Giardino proibito: chiuso da 12 anni per sospetto inquinamento
Area verde in un quartiere residenziale alle porte del paese. Comune in cerca dei responsabili per procedere alla bonifica
Lino Fontana
CASTEL D'ARIO. Un’area verde pubblica di circa 1.500 metri quadrati all’interno di un quartiere residenziale, via Vivaldi, vicino al cimitero, è inaccessibile al pubblico. Si potrebbe dire che è un “giardino proibito” come quelli della residenza imperiale a Tokio. . Ma nel nostro caso il divieto di accesso è dovuto alla sospetta presenza di idrocarburi nel terreno che è stato recintato con una rete elettrosaldata alta due metri.
«Per precauzione, circa una decina d’anni fa l’area di proprietà comunale è stata appunto recintata per evitare che bambini o adulti potessero accedervi. Un provvedimento precauzionale poiché nelle vicinanze è stata riscontrata la presenza di idrocarburi nel terreno e la falda scorre proprio in direzione dell’area verde» sottolinea il responsabile dell’ufficio tecnico comunale.
La questione è a dir poco intricata visto che è dal 2007 che si sta cercando una soluzione. L’area interessata si trova nel quartiere alle porte del paese, dove oltre ad un centro commerciale è stata realizzata un’area residenziale. Dodici anni fa una impresa edile acquistò un lotto a nord dell’area verde da cui è separato da una strada interna. Al momento di procedere per edificare degli alloggi, durante gli scavi, dal terreno usciva un forte odore di idrocarburi.
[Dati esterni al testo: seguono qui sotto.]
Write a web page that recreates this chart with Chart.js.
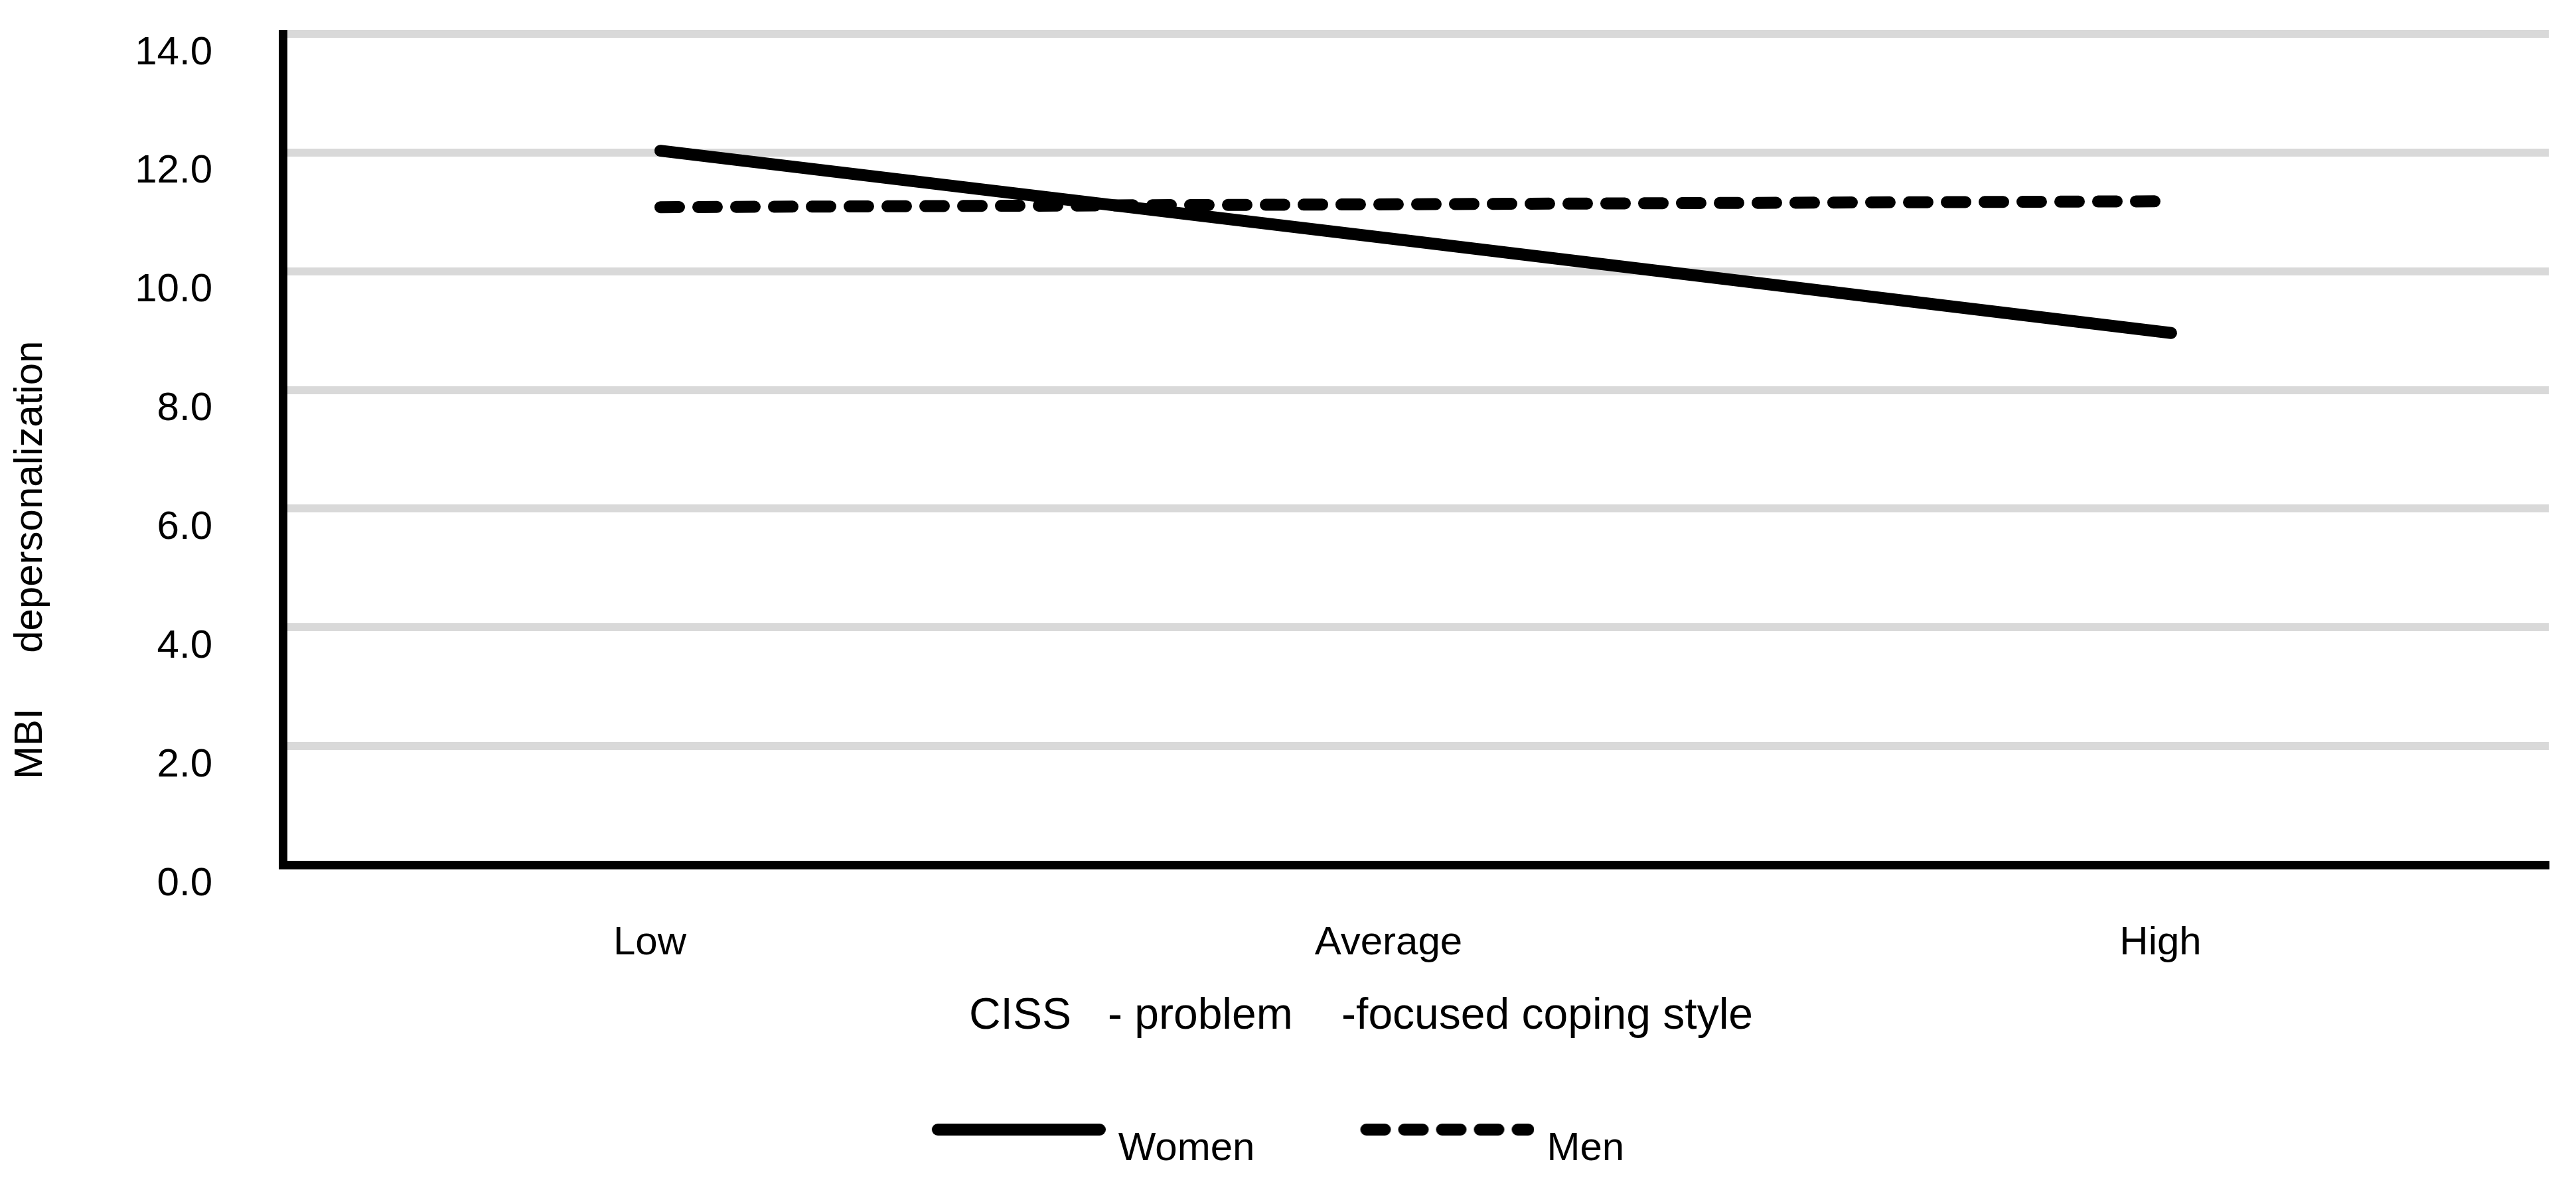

L’impresario edile sospese subito i lavori informando il Comune. Per affrontare il problema fu convocata una conferenza dei servizi tra Comune, Arpa, Regione e Asl ma alla fine senza trovare una soluzione. Si accertò però che l’inquinamento da idrocarburi è dovuto alla presenza di alcune cisterne interrate negli anni’50 –’60 quando in loco c’era un deposito di carburante.
Le cisterne si trovano al di là del confine con il lotto da edificare. La fuoriuscita degli idrocarburi è probabilmente dovuta al deterioramento delle cisterne e quando la falda si alza l’acqua vi entra dentro e nella fase di abbassamento fuoriesce portando con sé i residui che si trovano all’interno delle cisterne. Da 12 anni la soluzione non si è ancora trovata per procedere alla bonifica, in quanto i venditori e gli acquirenti dell’area che si sono avvicendati si rimpallano la responsabilità. Sono in corso cause civili sia davanti al tribunale di Mantova sia di Brescia, appunto per individuare chi deve rispondere del fatto e provvedere, a sue spese, per la bonifica del terreno. Ma al momento non si è venuti a capo di nulla. Nel frattempo il Comune sta seguendo l’iter burocratico necessario per arrivare ad una soluzione del problema, ovvero alla bonifica del terreno. Una volta stabilita la procedura, chi sarà ritenuto responsabile del fatto dovrebbe provvedere al disinquinamento, che potrebbe costare alcune centinaia di migliaia di euro. Se però non si individuerà il responsabile, la soluzione del problema finirà in capo al Comune.